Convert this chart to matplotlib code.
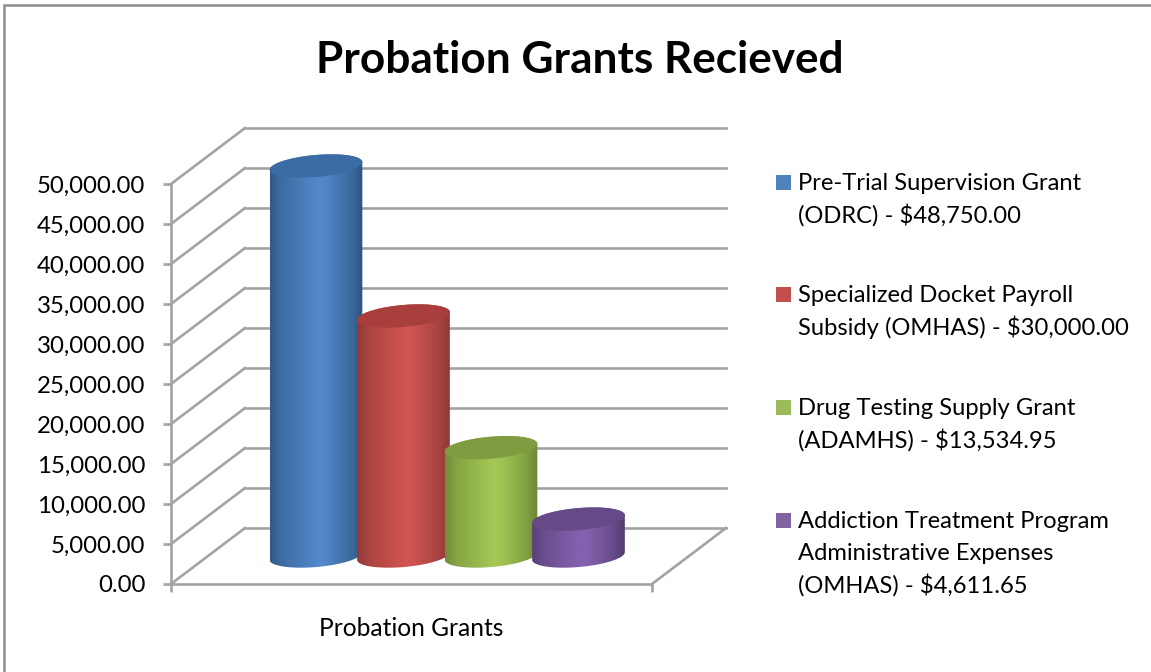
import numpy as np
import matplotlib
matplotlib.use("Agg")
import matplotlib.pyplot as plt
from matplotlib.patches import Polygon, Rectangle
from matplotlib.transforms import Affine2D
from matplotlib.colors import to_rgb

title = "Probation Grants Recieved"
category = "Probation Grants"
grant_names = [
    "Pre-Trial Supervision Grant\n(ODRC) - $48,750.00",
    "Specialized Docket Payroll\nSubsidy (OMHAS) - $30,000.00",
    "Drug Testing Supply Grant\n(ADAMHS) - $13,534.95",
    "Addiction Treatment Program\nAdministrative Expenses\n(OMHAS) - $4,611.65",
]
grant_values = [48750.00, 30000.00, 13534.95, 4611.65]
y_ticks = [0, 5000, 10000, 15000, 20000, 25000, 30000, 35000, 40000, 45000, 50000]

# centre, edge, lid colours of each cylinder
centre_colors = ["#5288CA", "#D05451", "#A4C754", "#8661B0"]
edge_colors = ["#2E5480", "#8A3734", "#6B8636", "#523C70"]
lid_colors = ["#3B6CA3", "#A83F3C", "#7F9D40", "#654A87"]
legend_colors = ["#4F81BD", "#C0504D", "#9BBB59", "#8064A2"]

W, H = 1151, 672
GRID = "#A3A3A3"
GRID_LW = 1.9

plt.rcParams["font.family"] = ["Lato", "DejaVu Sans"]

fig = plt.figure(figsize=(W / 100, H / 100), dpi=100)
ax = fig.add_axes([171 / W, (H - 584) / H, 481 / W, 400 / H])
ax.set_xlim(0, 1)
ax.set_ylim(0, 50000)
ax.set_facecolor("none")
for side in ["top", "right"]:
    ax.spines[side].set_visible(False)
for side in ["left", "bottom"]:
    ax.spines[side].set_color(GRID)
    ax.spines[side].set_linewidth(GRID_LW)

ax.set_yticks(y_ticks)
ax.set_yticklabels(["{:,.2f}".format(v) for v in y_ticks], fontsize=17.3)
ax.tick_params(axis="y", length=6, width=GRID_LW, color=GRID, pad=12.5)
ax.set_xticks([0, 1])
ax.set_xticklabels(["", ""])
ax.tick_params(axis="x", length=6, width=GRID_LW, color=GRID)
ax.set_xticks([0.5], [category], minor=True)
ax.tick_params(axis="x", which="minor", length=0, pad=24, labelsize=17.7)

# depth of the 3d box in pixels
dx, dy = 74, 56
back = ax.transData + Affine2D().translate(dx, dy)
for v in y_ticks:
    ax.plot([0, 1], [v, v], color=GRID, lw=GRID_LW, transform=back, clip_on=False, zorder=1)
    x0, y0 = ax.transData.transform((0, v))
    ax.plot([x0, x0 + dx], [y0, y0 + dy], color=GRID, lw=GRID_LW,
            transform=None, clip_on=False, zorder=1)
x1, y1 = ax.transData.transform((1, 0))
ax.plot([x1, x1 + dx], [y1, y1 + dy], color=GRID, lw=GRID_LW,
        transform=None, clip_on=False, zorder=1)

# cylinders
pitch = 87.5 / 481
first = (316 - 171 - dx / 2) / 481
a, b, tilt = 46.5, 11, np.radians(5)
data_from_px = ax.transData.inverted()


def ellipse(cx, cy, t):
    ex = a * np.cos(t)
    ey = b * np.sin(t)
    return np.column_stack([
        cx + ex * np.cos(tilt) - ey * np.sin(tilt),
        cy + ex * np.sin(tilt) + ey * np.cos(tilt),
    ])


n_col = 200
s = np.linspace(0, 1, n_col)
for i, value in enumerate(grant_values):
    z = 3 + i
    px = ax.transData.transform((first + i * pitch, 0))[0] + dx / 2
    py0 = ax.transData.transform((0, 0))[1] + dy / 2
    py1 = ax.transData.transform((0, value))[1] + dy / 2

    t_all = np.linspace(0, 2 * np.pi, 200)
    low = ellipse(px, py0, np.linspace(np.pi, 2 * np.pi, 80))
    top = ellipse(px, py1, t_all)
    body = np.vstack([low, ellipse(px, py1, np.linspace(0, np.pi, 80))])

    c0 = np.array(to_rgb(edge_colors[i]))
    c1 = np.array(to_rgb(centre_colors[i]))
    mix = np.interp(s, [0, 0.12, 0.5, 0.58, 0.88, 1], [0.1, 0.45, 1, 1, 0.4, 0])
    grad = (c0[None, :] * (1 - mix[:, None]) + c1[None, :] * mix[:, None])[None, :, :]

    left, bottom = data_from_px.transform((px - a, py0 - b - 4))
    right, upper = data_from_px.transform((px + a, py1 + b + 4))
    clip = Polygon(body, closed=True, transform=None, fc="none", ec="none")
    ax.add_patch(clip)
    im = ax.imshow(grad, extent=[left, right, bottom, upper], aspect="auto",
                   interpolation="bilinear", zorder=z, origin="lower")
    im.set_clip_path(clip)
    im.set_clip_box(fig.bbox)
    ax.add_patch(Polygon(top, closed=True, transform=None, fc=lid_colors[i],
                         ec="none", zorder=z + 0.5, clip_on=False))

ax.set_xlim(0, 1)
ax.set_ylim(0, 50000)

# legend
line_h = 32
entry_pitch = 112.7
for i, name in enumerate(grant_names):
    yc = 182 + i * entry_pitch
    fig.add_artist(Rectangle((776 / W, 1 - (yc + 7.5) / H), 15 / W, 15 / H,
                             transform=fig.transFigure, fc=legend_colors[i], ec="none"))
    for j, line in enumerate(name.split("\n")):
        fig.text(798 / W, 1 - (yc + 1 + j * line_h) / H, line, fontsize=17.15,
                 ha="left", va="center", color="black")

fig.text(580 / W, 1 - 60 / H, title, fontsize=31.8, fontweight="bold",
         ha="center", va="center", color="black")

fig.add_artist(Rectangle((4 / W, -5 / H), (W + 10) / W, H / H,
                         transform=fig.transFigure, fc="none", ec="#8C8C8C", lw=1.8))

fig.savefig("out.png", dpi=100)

...

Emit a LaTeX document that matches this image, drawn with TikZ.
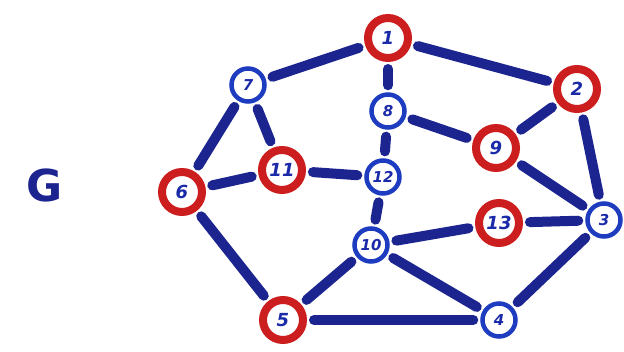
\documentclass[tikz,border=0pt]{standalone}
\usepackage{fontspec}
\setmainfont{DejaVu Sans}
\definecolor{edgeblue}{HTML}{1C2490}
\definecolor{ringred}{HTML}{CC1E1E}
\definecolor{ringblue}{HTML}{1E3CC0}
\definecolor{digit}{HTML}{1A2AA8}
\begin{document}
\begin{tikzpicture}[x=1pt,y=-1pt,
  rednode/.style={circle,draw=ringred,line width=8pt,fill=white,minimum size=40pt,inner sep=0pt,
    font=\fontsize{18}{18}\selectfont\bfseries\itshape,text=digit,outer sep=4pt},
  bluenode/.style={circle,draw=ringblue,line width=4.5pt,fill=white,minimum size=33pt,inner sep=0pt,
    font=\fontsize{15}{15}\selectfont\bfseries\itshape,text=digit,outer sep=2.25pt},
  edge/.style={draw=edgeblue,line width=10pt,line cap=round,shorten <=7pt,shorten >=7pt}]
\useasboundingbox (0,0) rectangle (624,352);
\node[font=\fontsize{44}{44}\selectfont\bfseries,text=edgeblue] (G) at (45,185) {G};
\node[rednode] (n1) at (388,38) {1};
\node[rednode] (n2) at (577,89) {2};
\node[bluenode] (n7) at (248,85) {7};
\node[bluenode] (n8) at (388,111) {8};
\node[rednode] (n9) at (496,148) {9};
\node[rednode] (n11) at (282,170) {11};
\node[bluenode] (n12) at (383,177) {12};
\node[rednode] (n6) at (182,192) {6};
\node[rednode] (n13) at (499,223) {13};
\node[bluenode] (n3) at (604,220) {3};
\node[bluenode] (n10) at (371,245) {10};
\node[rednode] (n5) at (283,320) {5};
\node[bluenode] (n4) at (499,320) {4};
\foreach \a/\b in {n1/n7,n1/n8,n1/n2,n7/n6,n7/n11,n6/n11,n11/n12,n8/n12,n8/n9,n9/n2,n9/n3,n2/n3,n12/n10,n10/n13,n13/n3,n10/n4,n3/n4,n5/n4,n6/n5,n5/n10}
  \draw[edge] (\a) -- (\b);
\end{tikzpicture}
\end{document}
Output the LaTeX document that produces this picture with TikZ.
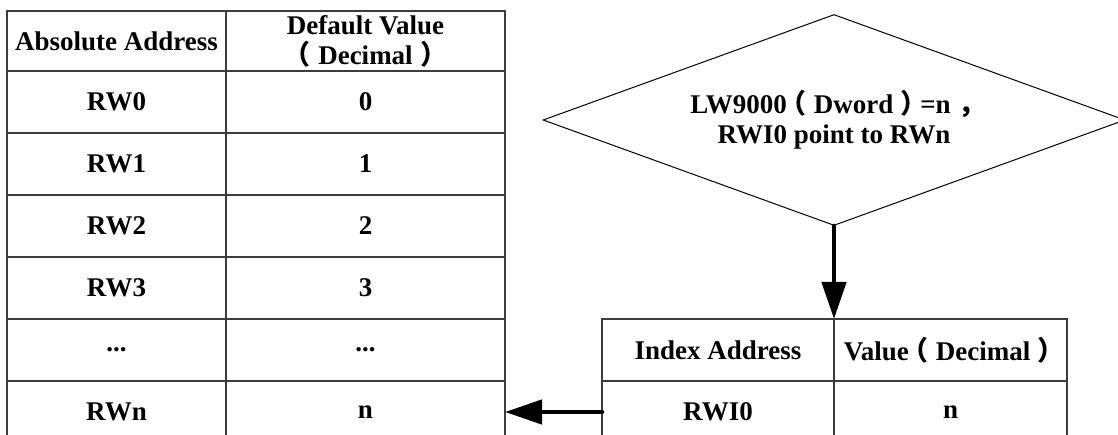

**Exercise details**
Look through the records and gather each line with the word "matplotlib".

**Final result**
Convert this chart to matplotlib code.
import matplotlib
matplotlib.use("Agg")
import matplotlib.pyplot as plt
from matplotlib.patches import Polygon, Rectangle
from matplotlib.transforms import Affine2D
from matplotlib.colors import to_rgb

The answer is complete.